Check each line of the records below and collect those holding "matplotlib".

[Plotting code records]

■ ■ ■ ■ ■ ■ ■

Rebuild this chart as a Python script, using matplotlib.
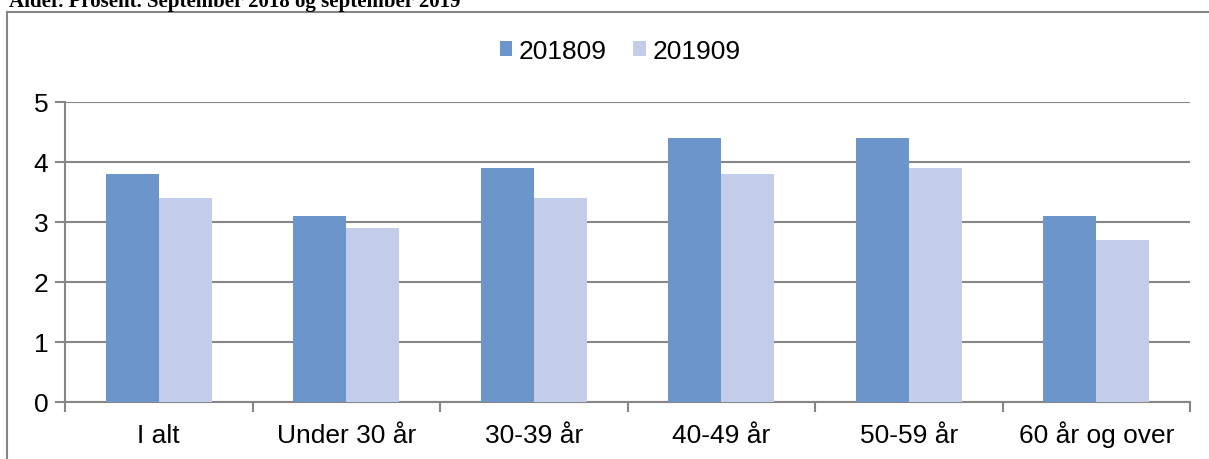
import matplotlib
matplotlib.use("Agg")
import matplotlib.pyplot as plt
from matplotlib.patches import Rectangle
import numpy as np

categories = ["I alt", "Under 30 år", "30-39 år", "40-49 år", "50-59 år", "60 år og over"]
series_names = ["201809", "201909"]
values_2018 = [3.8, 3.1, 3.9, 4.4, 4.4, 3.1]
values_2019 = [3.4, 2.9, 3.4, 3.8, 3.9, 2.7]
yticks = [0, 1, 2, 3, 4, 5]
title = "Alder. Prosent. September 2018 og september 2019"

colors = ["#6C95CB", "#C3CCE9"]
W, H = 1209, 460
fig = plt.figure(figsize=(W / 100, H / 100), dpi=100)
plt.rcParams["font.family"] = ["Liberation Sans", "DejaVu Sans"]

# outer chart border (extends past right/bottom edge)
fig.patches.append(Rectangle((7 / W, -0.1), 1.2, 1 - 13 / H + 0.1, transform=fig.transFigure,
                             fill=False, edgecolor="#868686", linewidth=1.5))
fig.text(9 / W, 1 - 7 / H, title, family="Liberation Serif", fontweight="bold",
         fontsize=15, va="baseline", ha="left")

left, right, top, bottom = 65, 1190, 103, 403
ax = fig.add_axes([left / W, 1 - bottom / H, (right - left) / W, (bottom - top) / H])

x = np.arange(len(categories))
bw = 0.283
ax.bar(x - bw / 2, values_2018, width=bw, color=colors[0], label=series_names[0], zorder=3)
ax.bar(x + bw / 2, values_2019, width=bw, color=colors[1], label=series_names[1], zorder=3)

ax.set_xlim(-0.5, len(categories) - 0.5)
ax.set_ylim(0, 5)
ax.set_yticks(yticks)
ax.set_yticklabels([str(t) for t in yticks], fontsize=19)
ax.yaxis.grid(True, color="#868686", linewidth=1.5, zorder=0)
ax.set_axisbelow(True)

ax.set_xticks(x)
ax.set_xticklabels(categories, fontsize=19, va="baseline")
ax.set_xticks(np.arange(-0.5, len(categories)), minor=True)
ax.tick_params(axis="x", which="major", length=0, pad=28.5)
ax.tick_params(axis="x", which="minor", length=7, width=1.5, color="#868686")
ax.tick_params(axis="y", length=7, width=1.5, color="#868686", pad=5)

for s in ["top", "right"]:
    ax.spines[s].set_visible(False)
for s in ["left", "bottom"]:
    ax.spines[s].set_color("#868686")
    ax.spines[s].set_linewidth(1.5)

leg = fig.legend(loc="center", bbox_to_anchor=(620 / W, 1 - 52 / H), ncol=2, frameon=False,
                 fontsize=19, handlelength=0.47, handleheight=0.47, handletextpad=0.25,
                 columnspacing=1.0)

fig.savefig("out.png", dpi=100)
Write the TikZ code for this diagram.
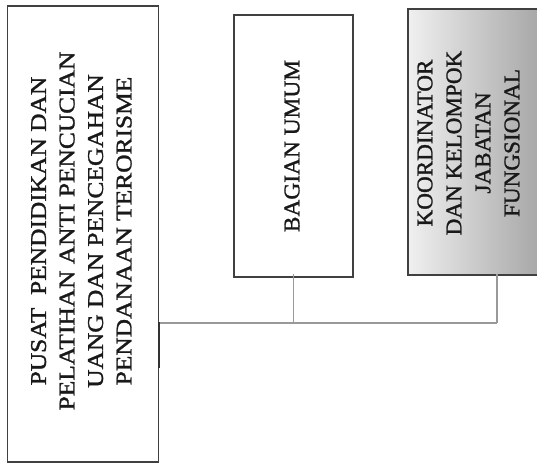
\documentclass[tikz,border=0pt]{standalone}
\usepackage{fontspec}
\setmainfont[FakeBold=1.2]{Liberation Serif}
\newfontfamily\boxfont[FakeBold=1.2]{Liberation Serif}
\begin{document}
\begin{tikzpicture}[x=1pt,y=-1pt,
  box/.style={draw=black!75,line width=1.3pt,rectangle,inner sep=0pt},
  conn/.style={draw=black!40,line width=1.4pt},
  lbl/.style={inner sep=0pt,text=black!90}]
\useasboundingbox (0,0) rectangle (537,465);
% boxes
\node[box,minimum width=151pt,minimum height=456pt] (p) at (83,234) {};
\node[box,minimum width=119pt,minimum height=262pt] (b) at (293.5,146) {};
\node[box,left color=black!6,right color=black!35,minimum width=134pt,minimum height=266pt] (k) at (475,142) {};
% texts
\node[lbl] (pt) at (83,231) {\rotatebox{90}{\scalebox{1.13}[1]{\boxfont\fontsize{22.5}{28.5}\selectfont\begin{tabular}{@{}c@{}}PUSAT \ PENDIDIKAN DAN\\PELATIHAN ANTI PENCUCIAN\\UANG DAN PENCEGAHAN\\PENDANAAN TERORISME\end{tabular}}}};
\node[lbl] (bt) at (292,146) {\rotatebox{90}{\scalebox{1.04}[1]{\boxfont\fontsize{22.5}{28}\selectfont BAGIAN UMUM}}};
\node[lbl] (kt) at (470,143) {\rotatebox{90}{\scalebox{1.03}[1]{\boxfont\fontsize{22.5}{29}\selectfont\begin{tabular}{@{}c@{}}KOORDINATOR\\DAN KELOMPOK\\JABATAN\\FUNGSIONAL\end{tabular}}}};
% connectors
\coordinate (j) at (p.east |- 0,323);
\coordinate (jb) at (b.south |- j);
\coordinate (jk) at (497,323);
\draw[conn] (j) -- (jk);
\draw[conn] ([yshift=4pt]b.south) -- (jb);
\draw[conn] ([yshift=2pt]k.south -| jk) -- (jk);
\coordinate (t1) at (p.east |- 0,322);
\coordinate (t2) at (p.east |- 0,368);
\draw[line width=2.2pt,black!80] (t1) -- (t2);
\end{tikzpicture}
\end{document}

■ ■ ■ ■ ■ ■ ■

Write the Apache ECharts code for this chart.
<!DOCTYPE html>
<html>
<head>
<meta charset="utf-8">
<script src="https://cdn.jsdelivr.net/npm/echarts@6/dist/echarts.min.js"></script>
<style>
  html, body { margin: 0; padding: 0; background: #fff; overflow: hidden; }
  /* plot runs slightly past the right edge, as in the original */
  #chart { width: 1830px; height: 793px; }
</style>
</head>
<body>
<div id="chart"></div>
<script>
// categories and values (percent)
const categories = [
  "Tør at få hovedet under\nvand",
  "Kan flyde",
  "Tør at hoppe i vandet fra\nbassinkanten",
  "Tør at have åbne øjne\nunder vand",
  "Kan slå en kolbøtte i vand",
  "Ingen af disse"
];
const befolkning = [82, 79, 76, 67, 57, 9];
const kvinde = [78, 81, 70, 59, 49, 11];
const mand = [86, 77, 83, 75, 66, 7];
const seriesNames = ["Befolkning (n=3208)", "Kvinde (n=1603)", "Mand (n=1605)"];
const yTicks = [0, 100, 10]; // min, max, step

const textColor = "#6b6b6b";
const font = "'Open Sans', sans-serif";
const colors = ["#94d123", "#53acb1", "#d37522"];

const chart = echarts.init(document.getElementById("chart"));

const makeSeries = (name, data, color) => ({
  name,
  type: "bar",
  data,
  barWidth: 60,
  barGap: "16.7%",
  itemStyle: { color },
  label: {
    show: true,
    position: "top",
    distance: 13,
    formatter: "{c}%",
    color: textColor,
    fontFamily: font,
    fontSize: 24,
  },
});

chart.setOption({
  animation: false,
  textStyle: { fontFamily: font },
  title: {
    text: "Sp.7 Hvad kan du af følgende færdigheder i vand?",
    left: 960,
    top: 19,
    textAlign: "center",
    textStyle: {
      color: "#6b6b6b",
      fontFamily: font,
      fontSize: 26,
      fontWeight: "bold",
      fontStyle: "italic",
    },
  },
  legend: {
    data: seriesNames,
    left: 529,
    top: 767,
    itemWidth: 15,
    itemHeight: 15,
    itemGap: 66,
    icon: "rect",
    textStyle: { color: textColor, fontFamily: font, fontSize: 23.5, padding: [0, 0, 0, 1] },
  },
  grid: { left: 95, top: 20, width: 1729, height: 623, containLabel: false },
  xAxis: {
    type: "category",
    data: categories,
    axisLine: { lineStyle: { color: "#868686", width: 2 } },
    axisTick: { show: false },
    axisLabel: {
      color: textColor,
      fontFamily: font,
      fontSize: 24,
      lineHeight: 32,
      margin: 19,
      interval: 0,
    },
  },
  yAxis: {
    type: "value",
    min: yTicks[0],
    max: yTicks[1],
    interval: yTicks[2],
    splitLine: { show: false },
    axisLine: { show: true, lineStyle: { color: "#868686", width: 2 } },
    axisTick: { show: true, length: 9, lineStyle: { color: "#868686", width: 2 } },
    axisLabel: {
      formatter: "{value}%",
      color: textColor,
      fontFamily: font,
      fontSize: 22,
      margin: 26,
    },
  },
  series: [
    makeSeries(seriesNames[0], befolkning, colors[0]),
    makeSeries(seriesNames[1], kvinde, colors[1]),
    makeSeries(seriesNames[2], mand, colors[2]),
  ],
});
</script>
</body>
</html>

■ ■ ■ ■ ■ ■ ■

Task output:
Rebuild this chart as a Python script, using matplotlib.
import matplotlib
matplotlib.use("Agg")
import matplotlib.pyplot as plt
from matplotlib.patches import Rectangle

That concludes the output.